UN Secretary General Ban Ki-moon also reminded both parties soon after the weekend battles that "the world is watching Sri Lanka and would not accept further violations of international law." The five-member Security Council already held an informal session about Sri Lanka on April 11, and some members have lobbied for wider UN action. But moves to initiate a formal Security Council session on Sri Lanka have been thwarted by China and Russia. The government sees this effort to apply diplomatic pressure — through UN action or a debate at the Geneva-based UN Human Rights Council — as, in effect, giving aid to the Tigers.

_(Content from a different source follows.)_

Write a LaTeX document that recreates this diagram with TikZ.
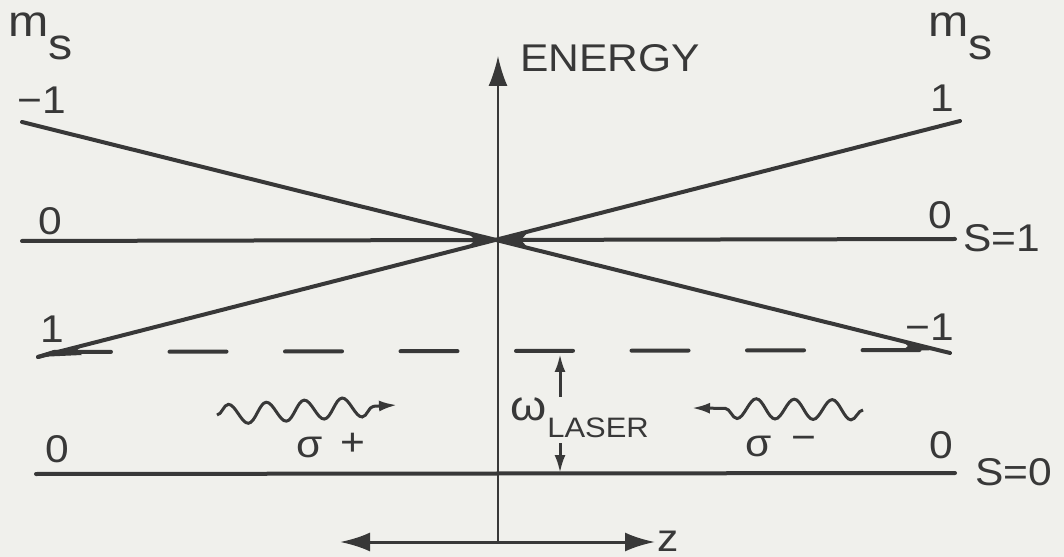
\documentclass[tikz,border=0pt]{standalone}
\usepackage{fontspec}
\setmainfont{Liberation Sans}[FakeStretch=1.1]
\usetikzlibrary{arrows.meta, decorations.pathmorphing}
\definecolor{ink}{HTML}{383838}
\definecolor{paper}{HTML}{F0F0EC}
\tikzset{
  bigtip/.tip={Latex[length=6mm, width=3.8mm]},
  smalltip/.tip={Latex[length=3.6mm, width=2.2mm]},
  level/.style={draw=ink, line width=0.8mm, line cap=round},
  dashlevel/.style={draw=ink, line width=0.8mm, line cap=round, dash pattern=on 11.4mm off 11.7mm},
  thinaxis/.style={draw=ink, line width=0.4mm},
  smallarr/.style={draw=ink, line width=0.6mm, -smalltip},
  wavearr/.style={draw=ink, line width=0.6mm, -smalltip, decorate,
    decoration={snake, segment length=7.6mm, amplitude=2mm, post length=4mm}},
  wedge/.style={fill=ink},
  lbl/.style={text=ink, inner sep=0pt, font=\fontsize{22}{24}\selectfont},
  sublbl/.style={text=ink, inner sep=0pt, font=\fontsize{16}{18}\selectfont},
  mslbl/.style={text=ink, inner sep=0pt, font=\fontsize{25}{28}\selectfont},
}
\begin{document}
\begin{tikzpicture}[x=0.2mm, y=-0.2mm]

% --- Page ---
\fill[paper] (0,0) rectangle (1064,557);
\useasboundingbox (0,0) rectangle (1064,557);

% --- Points ---
\coordinate (eBot) at (498,542);
\coordinate (eTop) at (498,56);
\coordinate (zL) at (340,542);
\coordinate (zR) at (655,542);
\coordinate (cross) at (498,240);
\coordinate (s1L) at (22,241);
\coordinate (s1R) at (955,239);
\coordinate (s0L) at (36,474);
\coordinate (s0R) at (955,473);
\coordinate (mmA) at (22,122);
\coordinate (mmB) at (950,353);
\coordinate (mpA) at (38,357);
\coordinate (mpB) at (960,121);
\coordinate (dL) at (54,352);
\coordinate (dR) at (920,350);

% --- Axes ---
\draw[thinaxis, -bigtip] (eBot) -- (eTop);
\draw[thinaxis, line width=0.6mm, bigtip-bigtip] (zL) -- (zR);

% --- Zeeman levels ---
\draw[level] (s1L) -- (s1R);
\draw[level] (s0L) -- (s0R);
\draw[level] (mmA) -- (mmB);
\draw[level] (mpA) -- (mpB);
\draw[level] (mpA) -- (dL);
\draw[dashlevel] (dL) -- (dR);

% --- Ink wedges at the crossings ---
\fill[wedge] (cross) -- (468,233) -- (475,240) -- (468,247) -- cycle;
\fill[wedge] (cross) -- (528,232) -- (521,240) -- (528,248) -- cycle;
\fill[wedge] (mpA) -- (82,346) -- (76,351) -- (82,355) -- cycle;
\fill[wedge] (938,350) -- (902,341) -- (908,346) -- (902,351) -- cycle;

% --- Labels ---
\node[mslbl, anchor=base west] (msL) at (8,37) {m\raisebox{-4.6mm}{s}};
\node[mslbl, anchor=base west] (msR) at (928,37) {m\raisebox{-4.6mm}{s}};
\node[lbl, anchor=west] (energy) at (520,58) {ENERGY};
\node[lbl] (mmL) at (42,100) {−1};
\node[lbl] (mpR) at (942,98) {1};
\node[lbl] (zeroL) at (50,221) {0};
\node[lbl] (zeroR) at (940,215) {0};
\node[lbl, anchor=west] (sOne) at (963,238) {S=1};
\node[lbl] (mpL) at (52,329) {1};
\node[lbl] (mmR) at (930,327) {−1};
\node[lbl] (gzeroL) at (57,449) {0};
\node[lbl] (gzeroR) at (941,445) {0};
\node[lbl, anchor=west] (sZero) at (975,472) {S=0};
\node[lbl, anchor=west] (zlbl) at (657,541) {z};

% --- Laser frequency ---
\node[lbl, font=\fontsize{24}{26}\selectfont] (omega) at (529,409) {ω};
\node[sublbl, anchor=west] (laser) at (547,428) {LASER};
\coordinate (wUpS) at (560,397);
\coordinate (wUpE) at (560,354);
\coordinate (wDnS) at (560,443);
\coordinate (wDnE) at (560,473);
\draw[smallarr] (wUpS) -- (wUpE);
\draw[smallarr] (wDnS) -- (wDnE);

% --- Photons ---
\coordinate (spS) at (217,415);
\coordinate (spE) at (397,405);
\coordinate (smS) at (863,410);
\coordinate (smE) at (692,408);
\draw[wavearr] (spS) -- (spE);
\draw[wavearr] (smS) -- (smE);
\node[lbl] (sigp) at (331,446) {σ\hspace{3.5mm}\raisebox{0.4mm}{+}};
\node[lbl] (sigm) at (781,446) {σ\hspace{4mm}\raisebox{1.2mm}{−}};

\end{tikzpicture}
\end{document}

What is not debatable is that thousands of civilians remain trapped in a very small area with their lives at tremendous and increasing risk. The United Nations estimates that 50,000 people remain trapped in the six-square-kilometer area still controlled by the Tamil Tigers, which have been fighting for a separate ethnic Tamil homeland since 1983. The Sri Lankan government says there are no more than 15,000 to 20,000. The LTTE holds only this small strip of territory on Sri Lanka's northeastern coast within an area designated by the Army as a so-called safe zone. Over the weekend, the Army announced that it had re-demarcated the safe zone, chopping it down to just 2.5 km long. The Army did not specify how it informed civilians that their safe area had been shrunk; in the past, it would use loudspeakers positioned on the front line.

The LTTE, meanwhile, continues to use the remaining civilians as human shields, according to the Army and human rights groups. Military sources say that the Tigers have moved the civilians away from the perimeter of the war zone, where they could escape as soon as the Army advanced, into the area's middle where the Mullivaikal hospital is located. On April 20, an estimated 100,000 civilians fled the zone within 72 hours when the Army breached a major Tiger fortification. Sri Lankan troops advanced a further 300 meters into Tiger territory on Tuesday. "We still believe that thousands of people, men, women and those vulnerable remain trapped inside the combat area," says Sarasi Wijeratne ICRC spokesperson. "There is hardly any safe area left for these people to move in, and their lives are in great danger."